MI: Eric Sogard ($4): I had no intention of cornering the Athletics middle infielders, but there they are. Still, all three repeating would be what I want, and the almost Face made big strides last year.
CI: Marcus Semien ($6): I love the White Sox rookie who hails from UC Berkeley, via El Cerrito, our home town. He Is their best choice at second or third, and in a tight league a good gamble to take.
OF: Alex Rios ($25): I love the Rios production, and got him at a bit of a deflated rate simply because the league switched to OBP. But, since I am looking for a .340 OBP for my team, if all my hitters are simply in that range, I will be fine. I think Alex can do that, plus some.

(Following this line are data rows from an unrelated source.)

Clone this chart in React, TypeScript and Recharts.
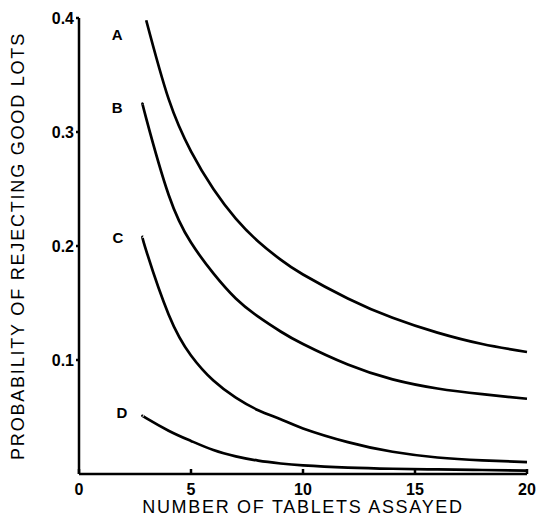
import React from 'react';
import { LineChart, Line, XAxis, YAxis, ReferenceDot, Label } from 'recharts';

const TABLETS = [2.85, 3, 4, 5, 6, 7, 8, 9, 10, 12, 14, 16, 18, 20];
const CURVE_A = [null, 0.398, 0.329, 0.283, 0.25, 0.224, 0.204, 0.188, 0.175, 0.154, 0.137, 0.124, 0.114, 0.107];
const CURVE_B = [0.324, 0.312, 0.245, 0.203, 0.176, 0.154, 0.138, 0.125, 0.114, 0.096, 0.083, 0.075, 0.07, 0.066];
const CURVE_C = [0.208, 0.196, 0.14, 0.104, 0.082, 0.067, 0.056, 0.048, 0.04, 0.028, 0.0195, 0.0145, 0.012, 0.0105];
const CURVE_D = [0.051, 0.049, 0.038, 0.029, 0.021, 0.0155, 0.0117, 0.0092, 0.0075, 0.0056, 0.0046, 0.004, 0.0035, 0.003];

const X_TICKS = [0, 5, 10, 15, 20];
const Y_TICKS = [0.1, 0.2, 0.3, 0.4];
const Y_TICK_LABELS = ['0.1', '0.2', '0.3', '0.4'];

const CURVE_NAMES = ['A', 'B', 'C', 'D'];
const NAME_X = [1.7, 1.7, 1.74, 1.92];
const NAME_Y = [0.385, 0.321, 0.207, 0.054];

const data = TABLETS.map((x, i) => ({
  x,
  A: CURVE_A[i],
  B: CURVE_B[i],
  C: CURVE_C[i],
  D: CURVE_D[i],
}));

const FONT = '"Liberation Sans", Arial, sans-serif';
const X_TICK_SIZE = 4;
const X_TICK_MARGIN = 6;

function XTick(props: any) {
  const { x, y, payload } = props;
  const axisY = y - X_TICK_SIZE - X_TICK_MARGIN;
  return (
    <g>
      <line x1={x} x2={x} y1={axisY} y2={axisY - 5} stroke="#000" strokeWidth={2.5} />
      <text
        x={x}
        y={y}
        dy="0.71em"
        textAnchor="middle"
        fill="#000"
        fontSize={16}
        fontWeight="bold"
        fontFamily={FONT}
      >
        {payload.value}
      </text>
    </g>
  );
}

export default function App() {
  return (
    <div style={{ position: 'absolute', left: 0, top: 0, width: 539, height: 522, background: '#fff' }}>
      <LineChart
        width={539}
        height={522}
        data={data}
        margin={{ top: 18, right: 12, bottom: 18, left: 19 }}
        style={{ fontFamily: FONT }}
      >
        <XAxis
          dataKey="x"
          type="number"
          domain={[0, 20]}
          ticks={X_TICKS}
          height={30}
          stroke="#000"
          strokeWidth={2.5}
          tickSize={X_TICK_SIZE}
          tickMargin={X_TICK_MARGIN}
          tickLine={false}
          tick={<XTick />}
        >
          <Label
            value="NUMBER OF TABLETS ASSAYED"
            position="bottom"
            offset={-4}
            style={{ fill: '#000', fontSize: 18, letterSpacing: 1.7, fontFamily: FONT }}
          />
        </XAxis>
        <YAxis
          type="number"
          domain={[0, 0.4]}
          ticks={Y_TICKS}
          tickFormatter={(v: number) => Y_TICK_LABELS[Y_TICKS.indexOf(v)] ?? ''}
          width={60}
          stroke="#000"
          strokeWidth={2.5}
          tickSize={3}
          tickMargin={2}
          tick={{ fill: '#000', fontSize: 16, fontWeight: 'bold', fontFamily: FONT }}
        >
          <Label
            value="PROBABILITY OF REJECTING GOOD LOTS"
            angle={-90}
            position="insideLeft"
            offset={-1}
            style={{ fill: '#000', fontSize: 18, letterSpacing: 1.8, textAnchor: 'middle', fontFamily: FONT }}
          />
        </YAxis>
        {CURVE_NAMES.map((n) => (
          <Line
            key={n}
            dataKey={n}
            type="natural"
            stroke="#000"
            strokeWidth={2.7}
            dot={false}
            activeDot={false}
            isAnimationActive={false}
          />
        ))}
        {CURVE_NAMES.map((n, i) => (
          <ReferenceDot
            key={'lbl' + n}
            x={NAME_X[i]}
            y={NAME_Y[i]}
            r={0}
            fill="none"
            stroke="none"
            label={{ value: n, position: 'center', fill: '#000', fontSize: 15, fontWeight: 'bold', fontFamily: FONT }}
          />
        ))}
      </LineChart>
    </div>
  );
}
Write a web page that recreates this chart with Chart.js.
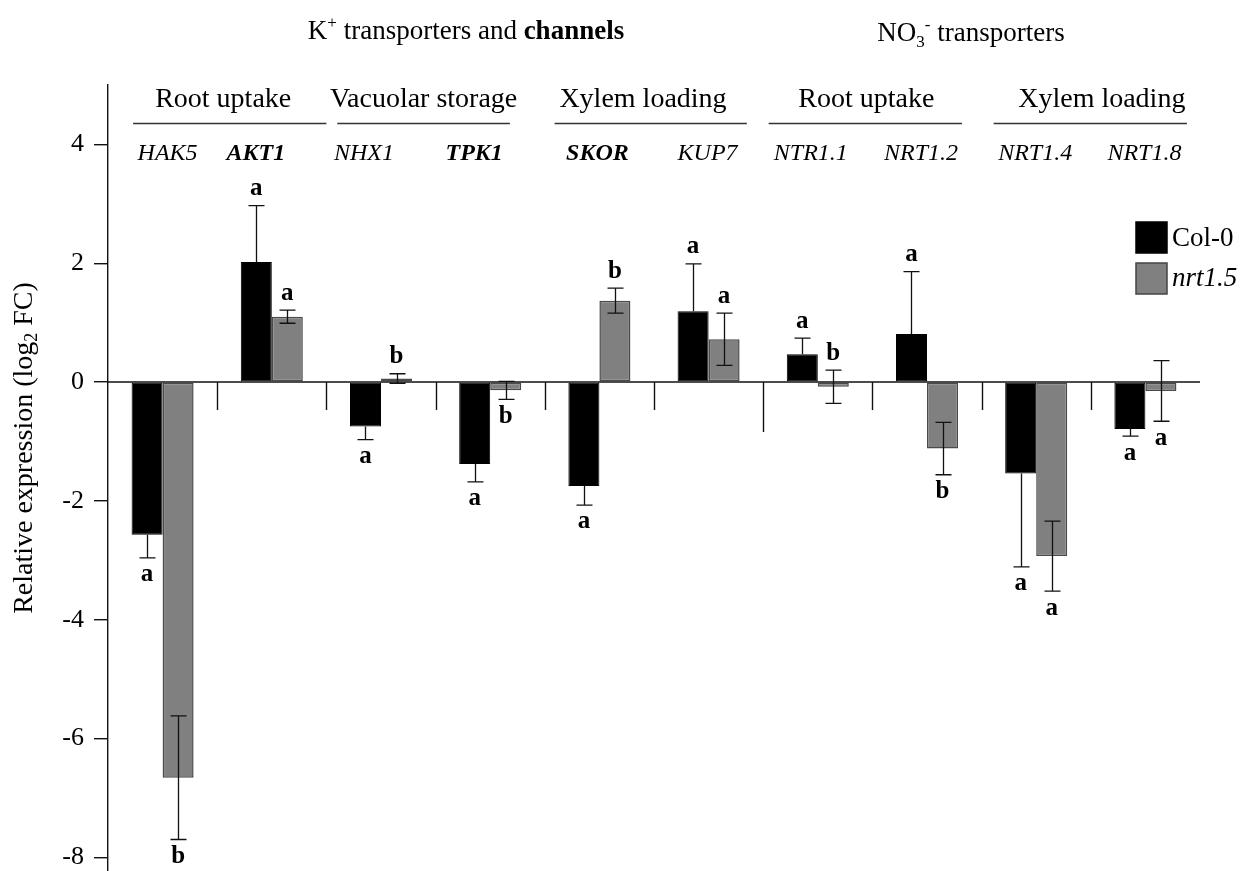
<!DOCTYPE html>
<html>
<head>
<meta charset="utf-8">
<script src="https://cdn.jsdelivr.net/npm/chart.js@4.4.1/dist/chart.umd.min.js"></script>
<style>
  html, body { margin: 0; padding: 0; background: #fff; }
  canvas { display: block; }
</style>
</head>
<body>
<canvas id="myChart" width="1243" height="871"></canvas>
<script>
// genes on the x axis
const genes = ['HAK5', 'AKT1', 'NHX1', 'TPK1', 'SKOR', 'KUP7', 'NTR1.1', 'NRT1.2', 'NRT1.4', 'NRT1.8'];
const boldGenes = ['AKT1', 'TPK1', 'SKOR'];
// function groups, two genes each
const groups = ['Root uptake', 'Vacuolar storage', 'Xylem loading', 'Root uptake', 'Xylem loading'];

// relative expression (log2 FC) and error
const col0 = [-2.57, 2.02, -0.75, -1.38, -1.75, 1.19, 0.47, 0.81, -1.54, -0.79];
const col0Err = [0.39, 0.95, 0.22, 0.3, 0.32, 0.8, 0.27, 1.05, 1.57, 0.12];
const nrt15 = [-6.66, 1.1, 0.06, -0.14, 1.37, 0.72, -0.08, -1.12, -2.93, -0.15];
const nrt15Err = [1.04, 0.11, 0.08, 0.15, 0.21, 0.44, 0.28, 0.44, 0.59, 0.51];

// letters of significance
const col0Letters = ['a', 'a', 'a', 'a', 'a', 'a', 'a', 'a', 'a', 'a'];
const nrt15Letters = ['b', 'a', 'b', 'b', 'b', 'a', 'b', 'b', 'a', 'a'];
const col0LetterUp = [false, true, false, false, false, true, true, true, false, false];
const nrt15LetterUp = [false, true, true, false, true, true, true, false, false, false];

const yTicks = [4, 2, 0, -2, -4, -6, -8];

// small nudges of the header texts (px) and the group underline spans (in category units)
const geneShift = [5, -16, -17, -16, -2, -1, -7, -6, -1, -1];
const groupShift = [6, -12, -11, -6, 11];
const groupLineSpan = [[0.23, 2.0], [2.1, 3.68], [4.09, 5.85], [6.05, 7.82], [8.11, 9.88]];

const SERIF = "'Liberation Serif', 'Times New Roman', serif";

// draw a row of text pieces (for super/subscripts and mixed fonts)
function drawRuns(ctx, runs, x, y, align) {
  let total = 0;
  runs.forEach(r => { ctx.font = r.font; total += ctx.measureText(r.t).width; });
  let cx = align === 'center' ? x - total / 2 : x;
  ctx.textAlign = 'left';
  runs.forEach(r => {
    ctx.font = r.font;
    ctx.fillText(r.t, cx, y + (r.dy || 0));
    cx += ctx.measureText(r.t).width;
  });
}

const extras = {
  id: 'extras',
  afterDatasetsDraw(chart) {
    const ctx = chart.ctx;
    const area = chart.chartArea;
    const y = chart.scales.y;
    const y0 = y.getPixelForValue(0);
    ctx.save();
    ctx.strokeStyle = '#111';
    ctx.lineWidth = 1.4;

    // zero line
    ctx.beginPath();
    ctx.moveTo(area.left, y0);
    ctx.lineTo(area.right, y0);
    ctx.stroke();

    // separators between genes
    const catW = (area.right - area.left) / genes.length;
    for (let i = 1; i < genes.length; i++) {
      const sx = Math.round(area.left + i * catW) + 0.5;
      ctx.beginPath();
      ctx.moveTo(sx, y0);
      ctx.lineTo(sx, y0 + (i === 6 ? 50 : 28));
      ctx.stroke();
    }

    // error bars and letters
    const sets = [
      { vals: col0, err: col0Err, letters: col0Letters, up: col0LetterUp, both: false },
      { vals: nrt15, err: nrt15Err, letters: nrt15Letters, up: nrt15LetterUp, both: true }
    ];
    ctx.lineWidth = 1.3;
    ctx.font = 'bold 25px ' + SERIF;
    ctx.textAlign = 'center';
    ctx.textBaseline = 'middle';
    ctx.fillStyle = '#000';
    sets.forEach((s, di) => {
      const meta = chart.getDatasetMeta(di);
      meta.data.forEach((bar, i) => {
        const v = s.vals[i], e = s.err[i];
        const bx = Math.round(bar.x) + 0.5;
        let lo = v - e, hi = v + e;
        if (!s.both) { if (v >= 0) lo = v; else hi = v; }
        const pLo = y.getPixelForValue(lo), pHi = y.getPixelForValue(hi);
        ctx.beginPath();
        ctx.moveTo(bx, pLo);
        ctx.lineTo(bx, pHi);
        if (s.both || v < 0) { ctx.moveTo(bx - 8, pLo); ctx.lineTo(bx + 8, pLo); }
        if (s.both || v >= 0) { ctx.moveTo(bx - 8, pHi); ctx.lineTo(bx + 8, pHi); }
        ctx.stroke();
        const top = y.getPixelForValue(Math.max(v + e, v));
        const bottom = y.getPixelForValue(Math.min(v - e, v));
        if (s.up[i]) ctx.fillText(s.letters[i], bar.x, Math.min(top, y0) - 17);
        else ctx.fillText(s.letters[i], bar.x, Math.max(bottom, y0) + 17);
      });
    });
    ctx.restore();
  },
  afterDraw(chart) {
    const ctx = chart.ctx;
    const area = chart.chartArea;
    const catW = (area.right - area.left) / genes.length;
    ctx.save();
    ctx.fillStyle = '#000';
    ctx.textBaseline = 'alphabetic';

    // top headings
    drawRuns(ctx, [
      { t: 'K', font: '27px ' + SERIF },
      { t: '+', font: '17px ' + SERIF, dy: -11 },
      { t: ' transporters and ', font: '27px ' + SERIF },
      { t: 'channels', font: 'bold 27px ' + SERIF }
    ], 466, 39, 'center');
    drawRuns(ctx, [
      { t: 'NO', font: '27px ' + SERIF },
      { t: '3', font: '17px ' + SERIF, dy: 6 },
      { t: '-', font: '17px ' + SERIF, dy: -11 },
      { t: ' transporters', font: '27px ' + SERIF }
    ], 971, 41, 'center');

    // group labels and underlines
    ctx.strokeStyle = '#333';
    ctx.lineWidth = 1.3;
    groups.forEach((g, k) => {
      const gl = area.left + 2 * k * catW;
      ctx.font = '28px ' + SERIF;
      ctx.textAlign = 'center';
      ctx.fillText(g, gl + catW + groupShift[k], 107);
      ctx.beginPath();
      ctx.moveTo(area.left + groupLineSpan[k][0] * catW, 123.5);
      ctx.lineTo(area.left + groupLineSpan[k][1] * catW, 123.5);
      ctx.stroke();
    });

    // gene labels
    genes.forEach((g, i) => {
      const cx = area.left + (i + 0.5) * catW + geneShift[i];
      ctx.font = (boldGenes.includes(g) ? 'italic bold ' : 'italic ') + '24px ' + SERIF;
      ctx.textAlign = 'center';
      ctx.fillText(g, cx, 160);
    });

    // legend
    ctx.lineWidth = 1.5;
    ctx.fillStyle = '#000';
    ctx.strokeStyle = '#000';
    ctx.fillRect(1136, 222, 31, 31);
    ctx.strokeRect(1136, 222, 31, 31);
    ctx.fillStyle = '#808080';
    ctx.strokeStyle = '#444';
    ctx.fillRect(1136, 263, 31, 31);
    ctx.strokeRect(1136, 263, 31, 31);
    ctx.fillStyle = '#000';
    ctx.textAlign = 'left';
    ctx.textBaseline = 'middle';
    ctx.font = '27px ' + SERIF;
    ctx.fillText('Col-0', 1172, 239);
    ctx.font = 'italic 27px ' + SERIF;
    ctx.fillText('nrt1.5', 1172, 279);

    // y axis title
    ctx.translate(25, 448);
    ctx.rotate(-Math.PI / 2);
    ctx.textBaseline = 'middle';
    drawRuns(ctx, [
      { t: 'Relative expression (log', font: '28px ' + SERIF },
      { t: '2', font: '18px ' + SERIF, dy: 7 },
      { t: ' FC)', font: '28px ' + SERIF }
    ], 0, 0, 'center');
    ctx.restore();
  }
};

const config = {
  type: 'bar',
  data: {
    labels: genes,
    datasets: [
      {
        label: 'Col-0',
        data: col0,
        backgroundColor: '#000',
        borderColor: '#000',
        borderWidth: 1,
        borderSkipped: false
      },
      {
        label: 'nrt1.5',
        data: nrt15,
        backgroundColor: '#808080',
        borderColor: '#4a4a4a',
        borderWidth: 1.5,
        borderSkipped: false
      }
    ]
  },
  options: {
    responsive: false,
    animation: false,
    maintainAspectRatio: false,
    layout: { padding: { left: 0, right: 43, top: 85, bottom: 0 } },
    categoryPercentage: 0.568,
    barPercentage: 1.0,
    plugins: {
      legend: { display: false },
      tooltip: { enabled: false }
    },
    scales: {
      x: { display: false },
      y: {
        min: -8.23,
        max: 5,
        afterFit: scale => {
          scale.width = 108;
          scale.paddingTop = 0;
          scale.paddingBottom = 0;
        },
        afterBuildTicks: scale => { scale.ticks = yTicks.map(v => ({ value: v })); },
        border: { display: true, color: '#111', width: 1.4 },
        grid: { drawOnChartArea: false, drawTicks: true, tickLength: 14, color: '#111', lineWidth: 1.4 },
        ticks: {
          color: '#000',
          padding: 10,
          font: { family: SERIF, size: 26 }
        }
      }
    }
  },
  plugins: [extras]
};

const ctx = document.getElementById('myChart').getContext('2d');
const myChart = new Chart(ctx, config);
</script>
</body>
</html>
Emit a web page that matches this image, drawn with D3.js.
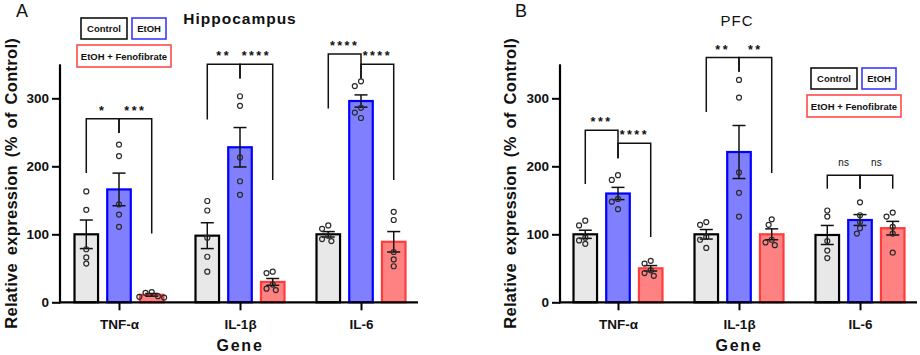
<!DOCTYPE html>
<html><head><meta charset="utf-8">
<script src="https://cdn.jsdelivr.net/npm/d3@7/dist/d3.min.js"></script>
<style>
body{margin:0;background:#fff}
svg{display:block}
text{font-family:Arial,"Liberation Sans",sans-serif;fill:#111}
</style>
</head><body>
<svg id="chart" width="920" height="355"></svg>
<script>
// ---------------- data ----------------
const genes = ["TNF-α", "IL-1β", "IL-6"];
const groups = ["Control", "EtOH", "EtOH + Fenofibrate"];
const yTicks = [0, 100, 200, 300];

// Hippocampus (panel A): [gene][group]
const hipMeans = [[100, 166, 11], [98, 228, 30], [100, 296, 89]];
const hipSem = [[21, 24, 2], [19, 29, 5], [4, 9, 15]];
const hipPoints = [
  [[163, 136, 78, 66, 57], [232, 215, 144, 129, 111], [15, 14, 9, 8, 7]],
  [[149, 135, 95, 67, 45], [303, 289, 213, 178, 158], [43, 45, 26, 20, 18]],
  [[113, 108, 98, 93, 90], [325, 318, 286, 279, 271], [133, 121, 74, 63, 53]]
];
// significance: gene, groupA, groupB, bracket height, leg end A, leg end B, label
const hipSig = [
  [0, 0, 1, 270, 190, 249, "*"],
  [0, 1, 2, 270, 249, 101, "***"],
  [1, 0, 1, 350, 269, 329, "**"],
  [1, 1, 2, 350, 329, 180, "****"],
  [2, 0, 1, 365, 285, 329, "****"],
  [2, 1, 2, 350, 329, 180, "****"]
];

// PFC (panel B)
const pfcMeans = [[100, 160, 50], [100, 221, 100], [99, 121, 109]];
const pfcSem = [[6, 9, 4], [7, 39, 8], [14, 8, 10]];
const pfcPoints = [
  [[120, 113, 95, 91, 86], [187, 180, 152, 148, 137], [61, 57, 47, 43, 39]],
  [[118, 114, 96, 92, 80], [327, 301, 191, 161, 126], [122, 114, 92, 88, 84]],
  [[135, 126, 90, 76, 65], [147, 128, 118, 109, 101], [132, 126, 111, 101, 73]]
];
const pfcSig = [
  [0, 0, 1, 253, 174, 212, "***"],
  [0, 1, 2, 234, 212, 96, "****"],
  [1, 0, 1, 360, 280, 339, "**"],
  [1, 1, 2, 360, 339, 190, "**"],
  [2, 0, 1, 187, 167, 167, "ns"],
  [2, 1, 2, 187, 167, 167, "ns"]
];

// ---------------- styles ----------------
const fills = ["#e8e8e8", "#8080ff", "#ff8282"];
const strokes = ["#000000", "#0000ff", "#ff3c3c"];
const legendStrokes = ["#111111", "#3a3aff", "#ff4a4a"];

const svg = d3.select("#chart");

function drawPanel(cfg) {
  const g = svg.append("g");
  const y = d3.scaleLinear().domain([0, 350]).range([302.3, 64.3]);
  const x = d3.scalePoint().domain(genes).range(cfg.xRange);
  const xb = d3.scaleBand().domain(groups).range([-44.5, 44.5]).paddingInner(0.28);
  const bw = xb.bandwidth();
  const off = gi => xb(groups[gi]) + bw / 2;

  // bars
  genes.forEach((gene, i) => {
    groups.forEach((grp, j) => {
      const m = cfg.means[i][j];
      g.append("rect")
        .attr("x", x(gene) + xb(grp))
        .attr("y", y(m))
        .attr("width", bw)
        .attr("height", y(0) - y(m))
        .attr("fill", fills[j])
        .attr("stroke", strokes[j])
        .attr("stroke-width", 2.2);
    });
  });

  // error bars
  genes.forEach((gene, i) => {
    groups.forEach((grp, j) => {
      const m = cfg.means[i][j], s = cfg.sem[i][j];
      const cx = x(gene) + off(j);
      const eg = g.append("g").attr("stroke", "#111").attr("stroke-width", 1.5);
      eg.append("line").attr("x1", cx).attr("x2", cx).attr("y1", y(m - s)).attr("y2", y(m + s));
      [m - s, m + s].forEach(v => eg.append("line").attr("x1", cx - 6.5).attr("x2", cx + 6.5).attr("y1", y(v)).attr("y2", y(v)));
    });
  });

  // points (dodged)
  const r = 2.5;
  genes.forEach((gene, i) => {
    groups.forEach((grp, j) => {
      const cx = x(gene) + off(j);
      const vals = cfg.points[i][j].slice().sort((a, b) => b - a);
      const placed = [];
      vals.forEach(v => {
        const py = y(v);
        const step = 2 * r + 1.2;
        const cands = [0, -0.5, 0.5, -1, 1, -1.5, 1.5, -2, 2].map(k => k * step);
        for (const dx of cands) {
          if (placed.every(q => Math.hypot(q.dx - dx, q.py - py) >= 2 * r + 1)) {
            placed.push({ dx, py }); break;
          }
        }
      });
      placed.forEach(p => g.append("circle")
        .attr("cx", cx + p.dx).attr("cy", p.py).attr("r", r)
        .attr("fill", "none").attr("stroke", "#2a2a2a").attr("stroke-width", 1.2));
    });
  });

  // significance brackets
  cfg.sig.forEach(([gi, a, b, h, la, lb, lab]) => {
    const xa = x(genes[gi]) + off(a), xb2 = x(genes[gi]) + off(b);
    g.append("path")
      .attr("d", `M${xa},${y(la)}V${y(h)}H${xb2}V${y(lb)}`)
      .attr("fill", "none").attr("stroke", "#111").attr("stroke-width", 1.5);
    const isNs = lab === "ns";
    g.append("text")
      .attr("x", (xa + xb2) / 2)
      .attr("y", y(h) - (isNs ? 9 : 4))
      .attr("text-anchor", "middle")
      .attr("font-size", isNs ? 10 : 12.5)
      .attr("font-weight", isNs ? "normal" : "bold")
      .attr("letter-spacing", isNs ? 0 : 2.5)
      .text(lab);
  });

  // y axis
  const ya = g.append("g").attr("transform", `translate(${cfg.x0},0)`)
    .call(d3.axisLeft(y).tickValues(yTicks).tickSize(8).tickPadding(3));
  ya.select(".domain").remove();
  ya.selectAll(".tick line").attr("stroke", "#000").attr("stroke-width", 2);
  ya.selectAll(".tick text").attr("font-size", 13.5).attr("font-weight", "bold")
    .attr("font-family", "Arial, 'Liberation Sans', sans-serif").attr("fill", "#111");
  g.append("line").attr("x1", cfg.x0).attr("x2", cfg.x0).attr("y1", y(0) + 1).attr("y2", y(350))
    .attr("stroke", "#000").attr("stroke-width", 2.2);

  // x axis
  const xa = g.append("g").attr("transform", `translate(0,${y(0)})`)
    .call(d3.axisBottom(x).tickSize(8).tickPadding(9));
  xa.select(".domain").remove();
  xa.selectAll(".tick line").attr("stroke", "#000").attr("stroke-width", 2);
  xa.selectAll(".tick text").attr("font-size", 13.5).attr("font-weight", "bold")
    .attr("font-family", "Arial, 'Liberation Sans', sans-serif").attr("fill", "#111");
  g.append("line").attr("x1", cfg.x0 - 1).attr("x2", cfg.xEnd).attr("y1", y(0)).attr("y2", y(0))
    .attr("stroke", "#000").attr("stroke-width", 2.2);

  // axis titles
  g.append("text")
    .attr("transform", `translate(${cfg.yLabelX},${(y(0) + y(350)) / 2}) rotate(-90)`)
    .attr("text-anchor", "middle").attr("font-size", 16.5).attr("font-weight", "bold")
    .attr("letter-spacing", 0.3).attr("word-spacing", 3)
    .text("Relative expression (% of Control)");
  g.append("text")
    .attr("x", (x(genes[0]) + x(genes[2])) / 2).attr("y", 351)
    .attr("text-anchor", "middle").attr("font-size", 16).attr("font-weight", "bold")
    .attr("letter-spacing", 1.8)
    .text("Gene");

  // title and panel letter
  g.append("text").attr("x", cfg.titleX).attr("y", cfg.titleY)
    .attr("text-anchor", "middle").attr("font-size", cfg.titleSize)
    .attr("font-weight", cfg.titleBold ? "bold" : "normal")
    .attr("letter-spacing", cfg.titleSpacing)
    .text(cfg.title);
  g.append("text").attr("x", cfg.letterX).attr("y", 17)
    .attr("font-size", 18).text(cfg.letter);

  // legend
  const L = cfg.legend;
  const boxes = [
    { x: L.x + 4, y: L.y, w: 46, h: 21, t: groups[0], c: legendStrokes[0] },
    { x: L.x + 55, y: L.y, w: 34, h: 21, t: groups[1], c: legendStrokes[1] },
    { x: L.x, y: L.y + 27, w: 94, h: 22, t: groups[2], c: legendStrokes[2] }
  ];
  boxes.forEach(b => {
    g.append("rect").attr("x", b.x).attr("y", b.y).attr("width", b.w).attr("height", b.h)
      .attr("fill", "#fff").attr("stroke", b.c).attr("stroke-width", 1.6);
    g.append("text").attr("x", b.x + b.w / 2).attr("y", b.y + b.h / 2 + 3.5)
      .attr("text-anchor", "middle").attr("font-size", 9.5).attr("font-weight", "bold")
      .text(b.t);
  });
}

drawPanel({
  means: hipMeans, sem: hipSem, points: hipPoints, sig: hipSig,
  x0: 60, xEnd: 418, xRange: [119, 361], yLabelX: 17,
  title: "Hippocampus", titleBold: true, titleX: 240, titleY: 23.5, titleSize: 15.5, titleSpacing: 1,
  letter: "A", letterX: 16, legend: { x: 77, y: 18 }
});
drawPanel({
  means: pfcMeans, sem: pfcSem, points: pfcPoints, sig: pfcSig,
  x0: 560, xEnd: 917, xRange: [618, 860], yLabelX: 515.5,
  title: "PFC", titleBold: false, titleX: 737, titleY: 26, titleSize: 15, titleSpacing: 1,
  letter: "B", letterX: 515, legend: { x: 807, y: 68 }
});
</script>
</body></html>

OF: Michael Brantley ($16): I had him down Saturday for $14, and I think I might have victimized myself by making sure everyone knew I wanted the Cleveland flychaser. But, the way the draft was going I knew I would have to spend to get some guys, and Brantley gives me some of everything and I think is improving.
OF: Lorenzo Cain ($8): Again, a guy who can do everything, and who should improve. Right where I thought he would cost.
OF: Alejandro De Aza ($10): Jason Collette had the same thought as me about Colby Rasmus, who went for $15, three more than I wanted to pay, but I was happy to grab De Aza towards the end for a sawbuck. Again, a guy who does some of everything.
SW: Nick Castellanos ($14): I was actually afraid I was going to leave money on the table as I had $26 and two open spots when Chris Liss bid me up for my second to last vacant slot. I did not really overpay in that I had the money to spend, and I can play Castellanos at third or the outfield. Another rookie gamble I am happy to make.
UT: Danny Valencia ($1): Oh how I thought he would do, and oh how Valencia has disappointed. But, based upon his 2013 (.304-8-23) and his minor league on-base skills, another guy who need not do much to earn a profit.
P: Chris Sale ($29): Pegged him at $24, but now considered an elite starter, I wanted a big arm for my staff and Sale is it.
P: Chris Archer ($12): Another basically young arm, on a team full of basically young players it seems. Which will make it fun. I think Archer is this year’s Alex Cobb of 2013, hopefully without a liner to the noggin’.
P: Sonny Gray ($14): I had wanted Dan Straily, assuming Gray would be more high profile and expensive. I notched Straily for $12, and would not go to the $14 that my mate Rob Leibowitz would. Still, when I had a chance for Gray at the same price, I jumped at it.
P: Scott Kazmir ($11): I cannot believe I own Kazmir in two leagues, but somehow I convinced myself that he has settled down, and that pitching in Oakland will be good for him.
P: Hector Santiago ($12): My final acquisition, and I again had the bucks and love Santiago’s potential. Another guy who can miss a lot of bats and really crank things up.
P: Glen Perkins ($18): Closers were expensive, and once I realized this I decided to focus on getting one, and trying to pick up extra saves via middle guys.
P: Fernando Rodney ($12): When I had a chance to get a second closer for $12, as opposed to a couple of good set-up guys for around $9 between them, I shifted gears. If I get a boost in saves, there will always be someone willing to trade for one of mine.
P: Sean Doolittle ($1): Again surprised that a second bid was not made for Doolittle, who throws very hard and does indeed get punchouts. He might even get a save.
Res 1: Steve Lombardozzi: Maybe my mistake in not grabbing J.P. Arencibia and hedging my catching bets, for I do have enough infielders. And, my bud Andy Behrens grabbed the Texas catcher just a pick before my turn coming around.
Res 2: J.B. Shuck: I took the speedy outfielder when I missed out on Arencibia.
Res 3: Rubby De La Rosa: Loved him as a rookie with the Dodgers, and now a year past TJ surgery, I think the now Red Sox can fill a hole and make a return.
Res 4: Dylan Bundy: A gamble with my last pick, but a fun one. And, the dude has heat and is also returning from TJ surgery. But, I also think success in the Minors this year will mean he gets a chance this year.